Work instructions
Give back each entry unchanged, minus pictures.

Saved entries
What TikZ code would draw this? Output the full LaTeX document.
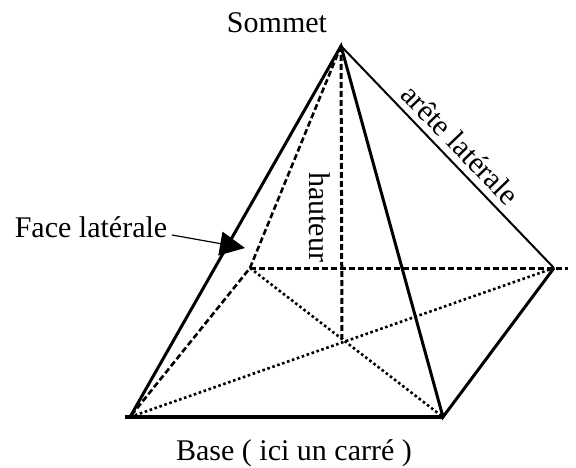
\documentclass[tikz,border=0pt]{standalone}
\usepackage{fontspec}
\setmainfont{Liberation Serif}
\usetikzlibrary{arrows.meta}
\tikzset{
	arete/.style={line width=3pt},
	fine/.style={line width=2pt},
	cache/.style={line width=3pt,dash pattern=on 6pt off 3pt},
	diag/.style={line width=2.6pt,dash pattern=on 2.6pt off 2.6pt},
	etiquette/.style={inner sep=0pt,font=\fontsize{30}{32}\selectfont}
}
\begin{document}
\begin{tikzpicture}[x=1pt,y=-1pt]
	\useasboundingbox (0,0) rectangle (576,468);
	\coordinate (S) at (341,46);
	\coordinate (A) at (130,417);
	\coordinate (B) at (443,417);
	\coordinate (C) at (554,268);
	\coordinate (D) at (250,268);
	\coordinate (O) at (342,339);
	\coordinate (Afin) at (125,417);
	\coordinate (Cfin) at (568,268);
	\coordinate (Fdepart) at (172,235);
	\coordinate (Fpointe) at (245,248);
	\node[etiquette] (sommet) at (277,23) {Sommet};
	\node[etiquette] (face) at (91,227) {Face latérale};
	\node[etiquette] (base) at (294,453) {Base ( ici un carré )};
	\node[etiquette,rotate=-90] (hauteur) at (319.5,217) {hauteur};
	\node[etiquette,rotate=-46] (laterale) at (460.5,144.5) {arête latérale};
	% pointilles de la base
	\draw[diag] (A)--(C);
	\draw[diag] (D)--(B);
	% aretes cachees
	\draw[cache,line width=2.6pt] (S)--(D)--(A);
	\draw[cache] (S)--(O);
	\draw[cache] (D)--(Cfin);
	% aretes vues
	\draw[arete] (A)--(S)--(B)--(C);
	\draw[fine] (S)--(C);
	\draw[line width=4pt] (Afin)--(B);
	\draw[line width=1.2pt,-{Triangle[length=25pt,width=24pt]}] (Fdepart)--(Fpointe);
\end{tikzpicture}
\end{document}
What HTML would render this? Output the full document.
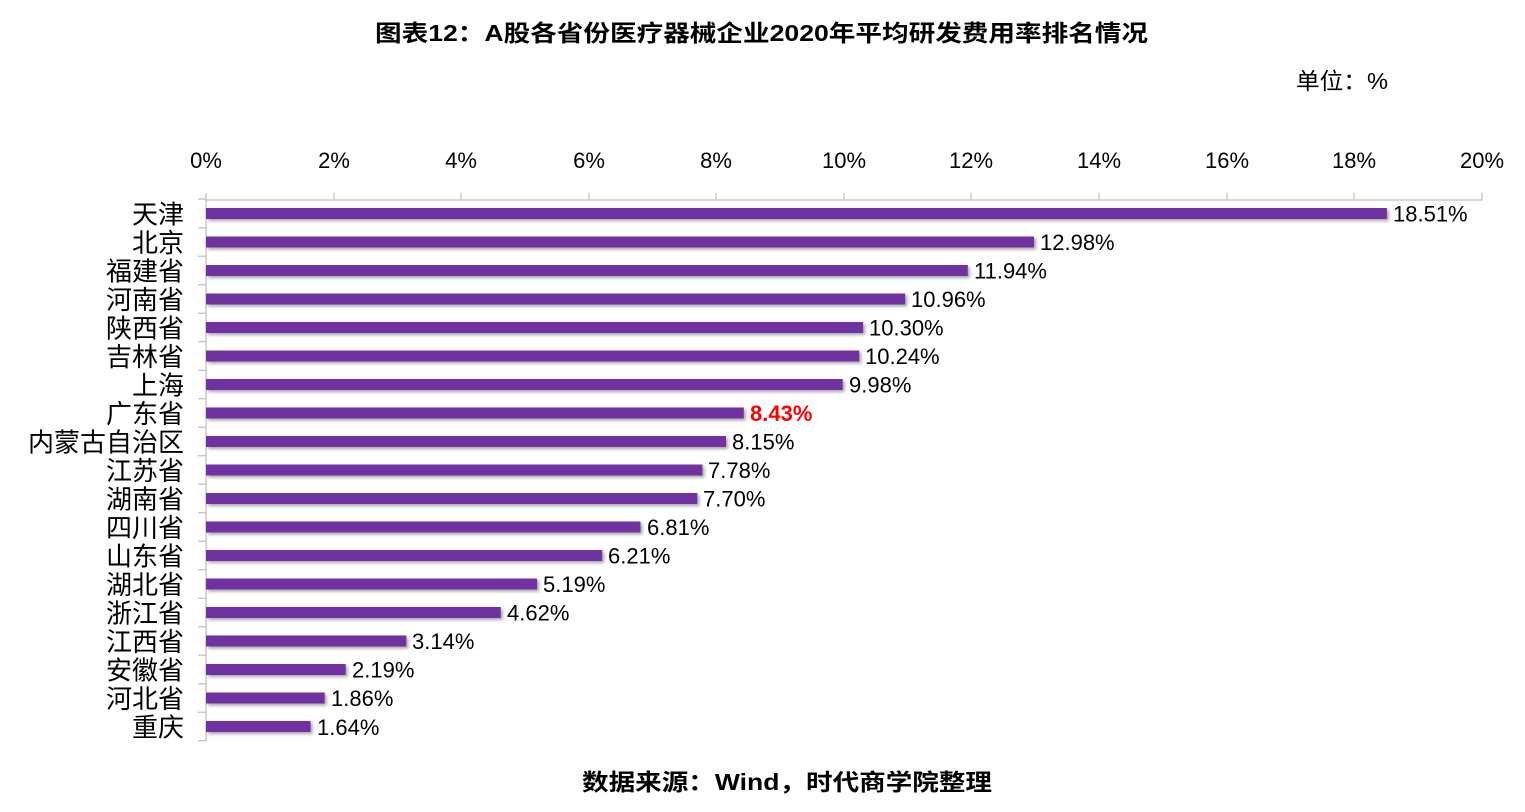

Task solution
What TikZ code would draw this? Output the full LaTeX document.
\documentclass[tikz,border=0pt]{standalone}
\usepackage{fontspec}
\setmainfont{Liberation Serif}
\usetikzlibrary{arrows.meta}
\tikzset{
	arete/.style={line width=3pt},
	fine/.style={line width=2pt},
	cache/.style={line width=3pt,dash pattern=on 6pt off 3pt},
	diag/.style={line width=2.6pt,dash pattern=on 2.6pt off 2.6pt},
	etiquette/.style={inner sep=0pt,font=\fontsize{30}{32}\selectfont}
}
\begin{document}
\begin{tikzpicture}[x=1pt,y=-1pt]
	\useasboundingbox (0,0) rectangle (576,468);
	\coordinate (S) at (341,46);
	\coordinate (A) at (130,417);
	\coordinate (B) at (443,417);
	\coordinate (C) at (554,268);
	\coordinate (D) at (250,268);
	\coordinate (O) at (342,339);
	\coordinate (Afin) at (125,417);
	\coordinate (Cfin) at (568,268);
	\coordinate (Fdepart) at (172,235);
	\coordinate (Fpointe) at (245,248);
	\node[etiquette] (sommet) at (277,23) {Sommet};
	\node[etiquette] (face) at (91,227) {Face latérale};
	\node[etiquette] (base) at (294,453) {Base ( ici un carré )};
	\node[etiquette,rotate=-90] (hauteur) at (319.5,217) {hauteur};
	\node[etiquette,rotate=-46] (laterale) at (460.5,144.5) {arête latérale};
	% pointilles de la base
	\draw[diag] (A)--(C);
	\draw[diag] (D)--(B);
	% aretes cachees
	\draw[cache,line width=2.6pt] (S)--(D)--(A);
	\draw[cache] (S)--(O);
	\draw[cache] (D)--(Cfin);
	% aretes vues
	\draw[arete] (A)--(S)--(B)--(C);
	\draw[fine] (S)--(C);
	\draw[line width=4pt] (Afin)--(B);
	\draw[line width=1.2pt,-{Triangle[length=25pt,width=24pt]}] (Fdepart)--(Fpointe);
\end{tikzpicture}
\end{document}
What HTML would render this? Output the full document.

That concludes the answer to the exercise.